En 1974, un nouveau mouvement social, en Martinique, fut réprimé dans la violence.
Depuis, beaucoup de militants ont pris part aux combats pour la préservation de la mangrove, contre la vie chère – ce qui donna les fameux mouvements sociaux de 2008-2009…
La dernière partie du téléfilm évoque, peut-être de façon anachronique, le problème de la radicalisation des jeunes et leur basculement dans l’islamisme, mais cela établit un trait d’union pertinent entre ceux qui entraient en politique, choisissaient des métiers comme être comédien ou avocat et eux qui se sont tournés vers la religion – les peuples antillais sont des peuples très croyants – ou le fanatisme. Elle évoque aussi la question du chlordécone en donnant une centralité au sujet dont on attend depuis plus de quinze ans qu’elle soit la même des deux côtés de l’Atlantique. Ce scandale sanitaire d’Etat reste encore confiné alors qu’il devrait éclater.

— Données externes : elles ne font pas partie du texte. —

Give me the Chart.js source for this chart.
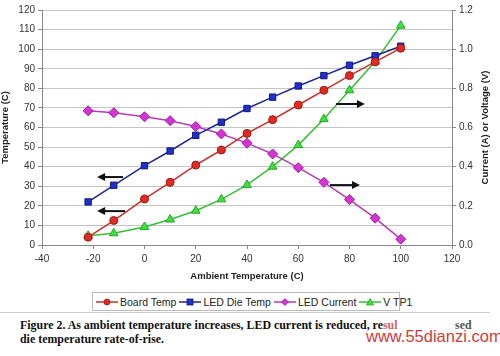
<!DOCTYPE html>
<html>
<head>
<meta charset="utf-8">
<script src="https://cdn.jsdelivr.net/npm/chart.js@4.4.0/dist/chart.umd.min.js"></script>
<style>
  html,body{margin:0;padding:0;background:#fff;}
  #wrap{position:relative;width:500px;height:356px;overflow:hidden;background:#fff;}
  #chartBox{position:absolute;left:0;top:0;width:500px;height:290px;}
  #legend{position:absolute;left:92px;top:292px;width:306px;height:17px;border:1px solid #bbb;
    font-family:"Liberation Sans",Arial,sans-serif;font-size:10.5px;color:#222;display:flex;align-items:center;white-space:nowrap;}
  #legend span.item{display:inline-flex;align-items:center;margin-left:3px;}
  #legend svg{margin-right:2px;}
  #sep{position:absolute;left:0;top:312px;width:490px;height:1px;background:#ccc;}
  .cap{position:absolute;font-family:"Liberation Serif","Times New Roman",serif;font-weight:bold;font-size:11.9px;color:#111;white-space:nowrap;}
  #wm{position:absolute;left:366px;top:327px;font-family:"Liberation Sans",Arial,sans-serif;font-size:16.5px;color:#d23a3a;white-space:nowrap;}
</style>
</head>
<body>
<div id="wrap">
  <div id="chartBox"><canvas id="c" width="500" height="290"></canvas></div>
  <div id="legend"></div>
  <div id="sep"></div>
  <div class="cap" style="left:20px;top:318px;">Figure 2. As ambient temperature increases, LED current is reduced, re<span style="color:#c66;">sul</span></div>
  <div class="cap" style="left:455px;top:318px;color:#555;">sed</div>
  <div class="cap" style="left:20px;top:332px;">die temperature rate-of-rise.</div>
  <div id="wm">www.55dianzi.com</div>
</div>
<script>
// ---- data ----
const ambientTemps = [-22, -12, 0, 10, 20, 30, 40, 50, 60, 70, 80, 90, 100];
const boardTemp   = [4, 12.5, 23.5, 32, 40.8, 48.5, 57, 64, 71.5, 79, 86.5, 93.5, 100.5];
const ledDieTemp  = [22, 30.5, 40.5, 48, 56, 62.7, 69.7, 75.5, 81.2, 86.5, 91.8, 96.6, 101.5];
const ledCurrent  = [0.685, 0.675, 0.655, 0.635, 0.605, 0.567, 0.52, 0.465, 0.395, 0.32, 0.232, 0.137, 0.03];
const vTP1        = [0.047, 0.06, 0.092, 0.13, 0.175, 0.233, 0.307, 0.40, 0.51, 0.643, 0.79, 0.937, 1.12];
const seriesNames = ["Board Temp", "LED Die Temp", "LED Current", "V TP1"];
const xTicks = [-40, -20, 0, 20, 40, 60, 80, 100, 120];
const leftTicks = [0, 10, 20, 30, 40, 50, 60, 70, 80, 90, 100, 110, 120];
const rightTicks = [0.0, 0.2, 0.4, 0.6, 0.8, 1.0, 1.2];
// annotation arrows: [xFrom, xTo, y, axis]
const arrows = [
  [-8.4, -18.5, 34.7, 'y'],
  [-7.6, -18.5, 17.3, 'y'],
  [74.7, 86, 0.72, 'y2'],
  [72.4, 84.1, 0.306, 'y2']
];

const toXY = vals => vals.map((v, i) => ({x: ambientTemps[i], y: v}));

const styles = [
  {line:'#c8302a', fill:'#e02a22', border:'#a01a14', pt:'circle', r:4},
  {line:'#1c2690', fill:'#1f30cc', border:'#121a80', pt:'rect', r:4.5},
  {line:'#b53cb5', fill:'#d632d6', border:'#a020a0', pt:'rectRot', r:5},
  {line:'#35c035', fill:'#3fe03f', border:'#22a822', pt:'triangle', r:5}
];
const dataArrs = [boardTemp, ledDieTemp, ledCurrent, vTP1];
const axes = ['y', 'y', 'y2', 'y2'];

const datasets = dataArrs.map((arr, i) => ({
  label: seriesNames[i],
  data: toXY(arr),
  yAxisID: axes[i],
  borderColor: styles[i].line,
  borderWidth: 1.5,
  backgroundColor: styles[i].fill,
  pointBackgroundColor: styles[i].fill,
  pointBorderColor: styles[i].border,
  pointBorderWidth: 1,
  pointStyle: styles[i].pt,
  pointRadius: styles[i].r,
  tension: 0,
  fill: false
}));

// HTML legend
const legendEl = document.getElementById('legend');
const svgMarker = (s) => {
  let m = '';
  if (s.pt === 'circle') m = `<circle cx="11" cy="5" r="3" fill="${s.fill}" stroke="${s.border}" stroke-width="0.8"/>`;
  else if (s.pt === 'rect') m = `<rect x="8" y="2" width="6" height="6" fill="${s.fill}" stroke="${s.border}" stroke-width="0.8"/>`;
  else if (s.pt === 'rectRot') m = `<polygon points="11,1.5 14.5,5 11,8.5 7.5,5" fill="${s.fill}" stroke="${s.border}" stroke-width="0.8"/>`;
  else m = `<polygon points="11,1.5 14.5,8 7.5,8" fill="${s.fill}" stroke="${s.border}" stroke-width="0.8"/>`;
  return `<svg width="22" height="10" viewBox="0 0 22 10"><line x1="0" y1="5" x2="22" y2="5" stroke="${s.line}" stroke-width="1.5"/>${m}</svg>`;
};
legendEl.innerHTML = seriesNames.map((n, i) => `<span class="item">${svgMarker(styles[i])}${n}</span>`).join('');

const overlay = {
  id: 'overlay',
  afterDatasetsDraw(chart) {
    const ctx = chart.ctx;
    const xs = chart.scales.x;
    ctx.save();
    ctx.strokeStyle = '#111';
    ctx.fillStyle = '#111';
    ctx.lineWidth = 2;
    arrows.forEach(a => {
      const ys = chart.scales[a[3]];
      const x1 = xs.getPixelForValue(a[0]);
      const x2 = xs.getPixelForValue(a[1]);
      const y = ys.getPixelForValue(a[2]);
      const dir = Math.sign(x2 - x1);
      ctx.beginPath();
      ctx.moveTo(x1, y);
      ctx.lineTo(x2 - dir * 6, y);
      ctx.stroke();
      ctx.beginPath();
      ctx.moveTo(x2, y);
      ctx.lineTo(x2 - dir * 8, y - 4);
      ctx.lineTo(x2 - dir * 8, y + 4);
      ctx.closePath();
      ctx.fill();
    });
    // right axis title (reads bottom to top)
    const ca = chart.chartArea;
    ctx.translate(485, (ca.top + ca.bottom) / 2);
    ctx.rotate(-Math.PI / 2);
    ctx.font = 'bold 9.5px "Liberation Sans", Arial, sans-serif';
    ctx.fillStyle = '#222';
    ctx.textAlign = 'center';
    ctx.textBaseline = 'middle';
    ctx.fillText('Current (A) or Voltage (V)', 0, 0);
    ctx.restore();
  }
};

const tickFont = {family: '"Liberation Sans", Arial, sans-serif', size: 10};
const titleFont = {family: '"Liberation Sans", Arial, sans-serif', size: 9.5, weight: 'bold'};

new Chart(document.getElementById('c'), {
  type: 'line',
  data: {datasets},
  options: {
    responsive: false,
    animation: false,
    layout: {padding: {top: 10, left: 0, right: 0, bottom: 0}},
    plugins: {legend: {display: false}, tooltip: {enabled: false}},
    scales: {
      x: {
        type: 'linear', min: xTicks[0], max: xTicks[xTicks.length - 1],
        afterBuildTicks: s => { s.ticks = xTicks.map(v => ({value: v})); },
        ticks: {font: tickFont, color: '#333', padding: 4, maxRotation: 0},
        grid: {drawOnChartArea: false, drawTicks: true, tickLength: 4, tickColor: '#888'},
        border: {display: true, color: '#888', width: 1},
        title: {display: true, text: 'Ambient Temperature (C)', font: titleFont, color: '#222', padding: {top: 0, bottom: 8}},
        afterFit: s => { s.height = 45; }
      },
      y: {
        position: 'left', min: 0, max: 120,
        afterBuildTicks: s => { s.ticks = leftTicks.map(v => ({value: v})); },
        ticks: {font: tickFont, color: '#333', padding: 3},
        grid: {color: '#c4c4c4', lineWidth: 1, tickLength: 4, tickColor: '#888'},
        border: {display: true, color: '#888', width: 1},
        title: {display: true, text: 'Temperature (C)', font: titleFont, color: '#222', padding: 0},
        afterFit: s => { s.width = 42; }
      },
      y2: {
        position: 'right', min: 0, max: 1.2,
        afterBuildTicks: s => { s.ticks = rightTicks.map(v => ({value: v})); },
        ticks: {font: tickFont, color: '#333', padding: 3, callback: v => v.toFixed(1)},
        grid: {drawOnChartArea: false, tickLength: 4, tickColor: '#888'},
        border: {display: true, color: '#888', width: 1},
        afterFit: s => { s.width = 48; }
      }
    }
  },
  plugins: [overlay]
});
</script>
</body>
</html>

En cette année du 170e anniversaire de l'abolition de l'esclavage, il faut savoir que la tragédie de l'Histoire a continué... Autrement.
Si on veut bien comprendre ce qui, à part le rhum – arrangé ou pas, le rougail ou le colombo, les accras, la Compagnie créole, Kassav, la fonction publique, les congés bonifiés et le sport est constitutif de la culture et la mémoire des ultramarins, il faut voir le Rêve français.